_What the task requires:_
Starting at the first line of the data, print each line verbatim up to and including the line bearing "from matplotlib.lines import Line2D", omitting pictures.

_Given information:_
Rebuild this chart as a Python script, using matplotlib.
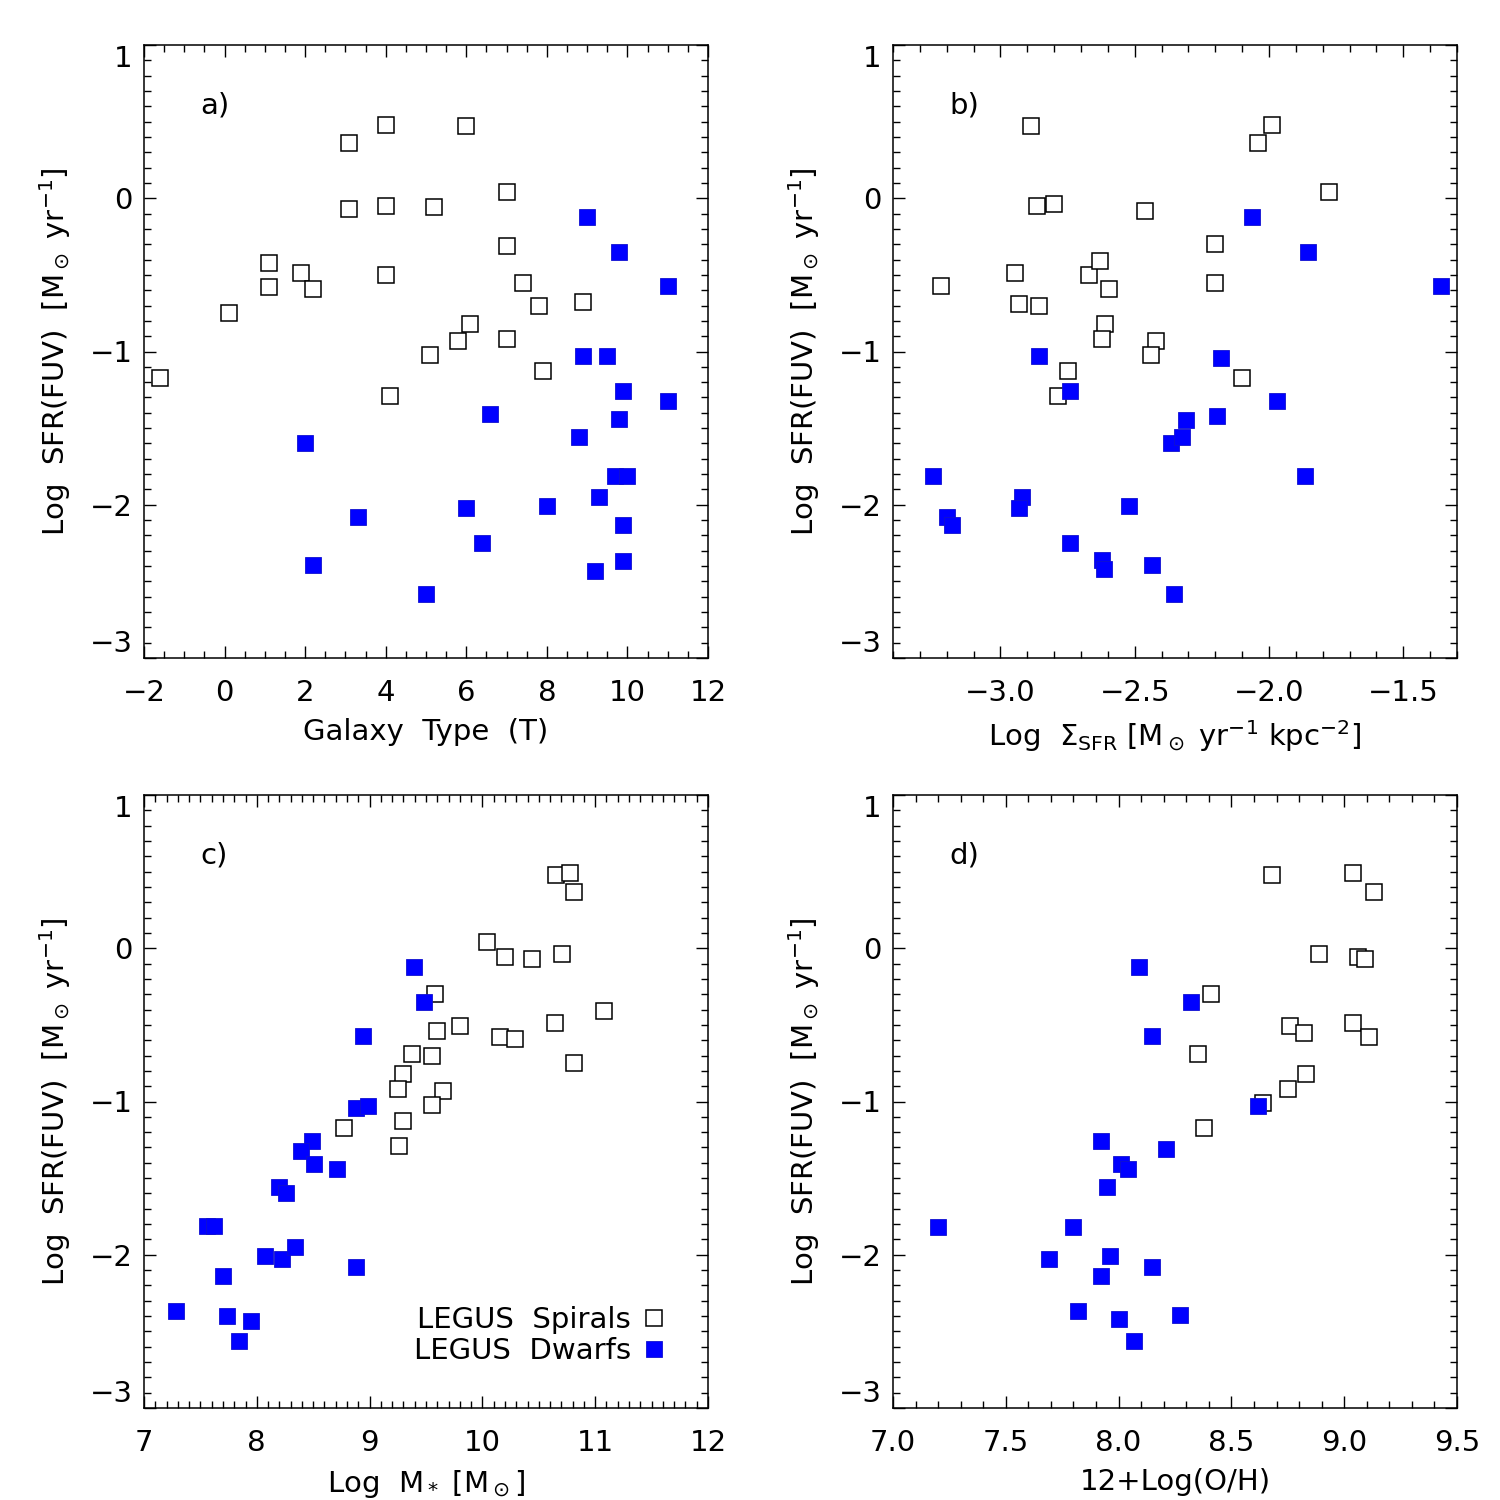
import numpy as np
import matplotlib
matplotlib.use("Agg")
import matplotlib.pyplot as plt
from matplotlib.ticker import MultipleLocator, FuncFormatter
from matplotlib.lines import Line2D

plt.rcParams['font.family'] = ['DejaVu Sans']
plt.rcParams['mathtext.fontset'] = 'dejavusans'
plt.rcParams['axes.unicode_minus'] = True

# ---- panel a: galaxy type (T) ----
type_sp = [-1.6, 0.1, 1.1, 1.1, 1.9, 2.2, 3.1, 3.1, 4.0, 4.0, 4.0, 4.1,
           5.2, 5.1, 6.0, 6.1, 5.8, 7.0, 7.0, 7.0, 7.4, 7.8, 7.9, 8.9]
sfr_type_sp = [-1.17, -0.75, -0.42, -0.58, -0.49, -0.59, 0.36, -0.07, 0.48, -0.05, -0.50, -1.29,
               -0.06, -1.02, 0.47, -0.82, -0.93, 0.04, -0.31, -0.92, -0.55, -0.70, -1.13, -0.68]
type_dw = [9.0, 9.8, 11.0, 8.9, 9.5, 9.9, 11.0, 6.6, 9.8, 2.0, 8.8, 9.7,
           10.0, 9.3, 3.3, 6.0, 8.0, 6.4, 9.9, 2.2, 9.9, 9.2, 5.0]
sfr_type_dw = [-0.12, -0.35, -0.57, -1.03, -1.03, -1.26, -1.32, -1.41, -1.44, -1.60, -1.56, -1.81,
               -1.81, -1.95, -2.08, -2.02, -2.01, -2.25, -2.13, -2.39, -2.37, -2.43, -2.58]

# ---- panel b: log Sigma_SFR ----
sig_sp = [-3.22, -2.885, -2.865, -2.80, -2.945, -2.93, -2.855, -2.67, -2.63, -2.595, -2.61, -2.62,
          -2.75, -2.785, -2.46, -2.42, -2.44, -2.20, -2.20, -2.10, -2.04, -1.99, -1.775]
sfr_sig_sp = [-0.57, 0.47, -0.05, -0.04, -0.49, -0.69, -0.70, -0.50, -0.41, -0.59, -0.82, -0.92,
              -1.13, -1.29, -0.08, -0.93, -1.02, -0.30, -0.55, -1.17, 0.36, 0.48, 0.04]
sig_dw = [-2.065, -1.855, -1.36, -2.855, -2.18, -2.74, -1.97, -2.195, -2.31, -2.365, -2.325, -3.25,
          -1.865, -2.92, -2.93, -3.20, -3.18, -2.52, -2.74, -2.62, -2.615, -2.435, -2.355]
sfr_sig_dw = [-0.12, -0.35, -0.57, -1.03, -1.04, -1.26, -1.32, -1.42, -1.45, -1.60, -1.56, -1.81,
              -1.81, -1.95, -2.02, -2.08, -2.13, -2.01, -2.25, -2.36, -2.42, -2.39, -2.58]

# ---- panel c: log stellar mass ----
mass_sp = [10.65, 10.78, 10.81, 10.04, 10.20, 10.44, 10.71, 9.58, 9.60, 9.80, 10.16, 10.29,
           10.64, 11.08, 9.38, 9.55, 10.81, 9.30, 9.25, 9.65, 9.55, 8.77, 9.30, 9.26]
sfr_mass_sp = [0.48, 0.49, 0.37, 0.04, -0.06, -0.07, -0.04, -0.30, -0.54, -0.51, -0.58, -0.59,
               -0.49, -0.41, -0.69, -0.70, -0.75, -0.82, -0.92, -0.93, -1.02, -1.17, -1.13, -1.29]
mass_dw = [9.39, 9.48, 8.94, 8.88, 8.99, 8.49, 8.39, 8.51, 8.71, 8.20, 8.26, 7.56,
           7.62, 8.07, 8.22, 8.34, 8.88, 7.70, 7.28, 7.74, 7.95, 7.84]
sfr_mass_dw = [-0.12, -0.35, -0.57, -1.04, -1.03, -1.26, -1.32, -1.41, -1.44, -1.56, -1.60, -1.81,
               -1.81, -2.01, -2.03, -1.95, -2.08, -2.14, -2.37, -2.40, -2.43, -2.56]

# ---- panel d: 12+log(O/H) ----
oh_sp = [8.68, 9.04, 9.13, 8.89, 9.06, 9.09, 8.41, 8.76, 8.82, 9.04, 9.11, 8.35,
         8.83, 8.75, 8.64, 8.38]
sfr_oh_sp = [0.48, 0.49, 0.37, -0.04, -0.06, -0.07, -0.30, -0.51, -0.55, -0.49, -0.58, -0.69,
             -0.82, -0.92, -1.01, -1.17]
oh_dw = [8.09, 8.32, 8.15, 8.62, 7.92, 8.21, 8.01, 8.04, 7.95, 7.20, 7.80, 7.69,
         7.96, 7.92, 8.15, 7.82, 8.00, 8.27, 8.07]
sfr_oh_dw = [-0.12, -0.35, -0.57, -1.03, -1.26, -1.31, -1.41, -1.44, -1.56, -1.82, -1.82, -2.03,
             -2.01, -2.14, -2.08, -2.37, -2.42, -2.39, -2.56]

ylab = r'Log  SFR(FUV)  [M$_\odot$ yr$^{-1}$]'
fs = 21


def minus_fmt(fmt):
    # unicode minus like the original tick labels
    return FuncFormatter(lambda v, p: (fmt % v).replace('-', '\u2212'))


fig = plt.figure(figsize=(15, 15), dpi=100)
W, H = 564 / 1500, 613 / 1500
pos = [(144 / 1500, 1 - 658 / 1500), (893 / 1500, 1 - 658 / 1500),
       (144 / 1500, 1 - 1408 / 1500), (893 / 1500, 1 - 1408 / 1500)]

panels = [
    (type_sp, sfr_type_sp, type_dw, sfr_type_dw, (-2, 12), 2, 0.5, '%d', 'Galaxy  Type  (T)', 'a)'),
    (sig_sp, sfr_sig_sp, sig_dw, sfr_sig_dw, (-3.4, -1.3), 0.5, 0.1, '%.1f',
     r'Log  $\Sigma_{\rm SFR}$ [M$_\odot$ yr$^{-1}$ kpc$^{-2}$]', 'b)'),
    (mass_sp, sfr_mass_sp, mass_dw, sfr_mass_dw, (7, 12), 1, 0.1, '%d', r'Log  M$_*$ [M$_\odot$]', 'c)'),
    (oh_sp, sfr_oh_sp, oh_dw, sfr_oh_dw, (7.0, 9.5), 0.5, 0.1, '%.1f', '12+Log(O/H)', 'd)'),
]

for i, (xs, ys, xd, yd, xlim, maj, mnr, fmt, xlab, tag) in enumerate(panels):
    ax = fig.add_axes([pos[i][0], pos[i][1], W, H])
    ax.plot(xs, ys, 's', ms=11, mfc='white', mec='black', mew=1.1, ls='none')
    ax.plot(xd, yd, 's', ms=11, mfc='#0000ff', mec='#1010d0', mew=0.6, ls='none')
    ax.set_xlim(*xlim)
    ax.set_ylim(-3, 1)
    ax.xaxis.set_major_locator(MultipleLocator(maj))
    ax.xaxis.set_minor_locator(MultipleLocator(mnr))
    ax.xaxis.set_major_formatter(minus_fmt(fmt))
    ax.yaxis.set_major_locator(MultipleLocator(1))
    ax.yaxis.set_minor_locator(MultipleLocator(0.1))
    ax.yaxis.set_major_formatter(minus_fmt('%d'))
    ax.tick_params(which='both', direction='in', top=True, right=True, width=1.0)
    ax.tick_params(which='major', length=8.6)
    ax.tick_params(which='minor', length=5)
    ax.tick_params(axis='x', which='major', pad=15, labelsize=fs)
    ax.tick_params(axis='y', which='major', pad=8, labelsize=fs)
    for sp in ax.spines.values():
        sp.set_linewidth(1.1)
    ax.set_xlabel(xlab, fontsize=fs, labelpad=8)
    ax.set_ylabel(ylab, fontsize=fs, labelpad=12)
    ax.text(0.10, 0.902, tag, transform=ax.transAxes, fontsize=fs, va='center', ha='left')
    fig.canvas.draw()
    for t in ax.yaxis.get_major_ticks():
        v = t.get_loc()
        if abs(v - 1) < 1e-6:
            t.label1.set_va('top')
        elif abs(v + 3) < 1e-6:
            t.label1.set_va('bottom')
    if tag == 'c)':
        handles = [Line2D([], [], marker='s', ls='none', ms=11, mfc='white', mec='black', mew=1.1),
                   Line2D([], [], marker='s', ls='none', ms=11, mfc='#0000ff', mec='#1010d0', mew=0.6)]
        ax.legend(handles, ['LEGUS  Spirals', 'LEGUS  Dwarfs'], loc='lower right',
                  bbox_to_anchor=(0.967, 0.027), frameon=False, markerfirst=False,
                  fontsize=fs, handlelength=0.6, handletextpad=0.5, labelspacing=0.1)

fig.savefig('out.png', dpi=100)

_Output below:_
Rebuild this chart as a Python script, using matplotlib.
import numpy as np
import matplotlib
matplotlib.use("Agg")
import matplotlib.pyplot as plt
from matplotlib.ticker import MultipleLocator, FuncFormatter
from matplotlib.lines import Line2D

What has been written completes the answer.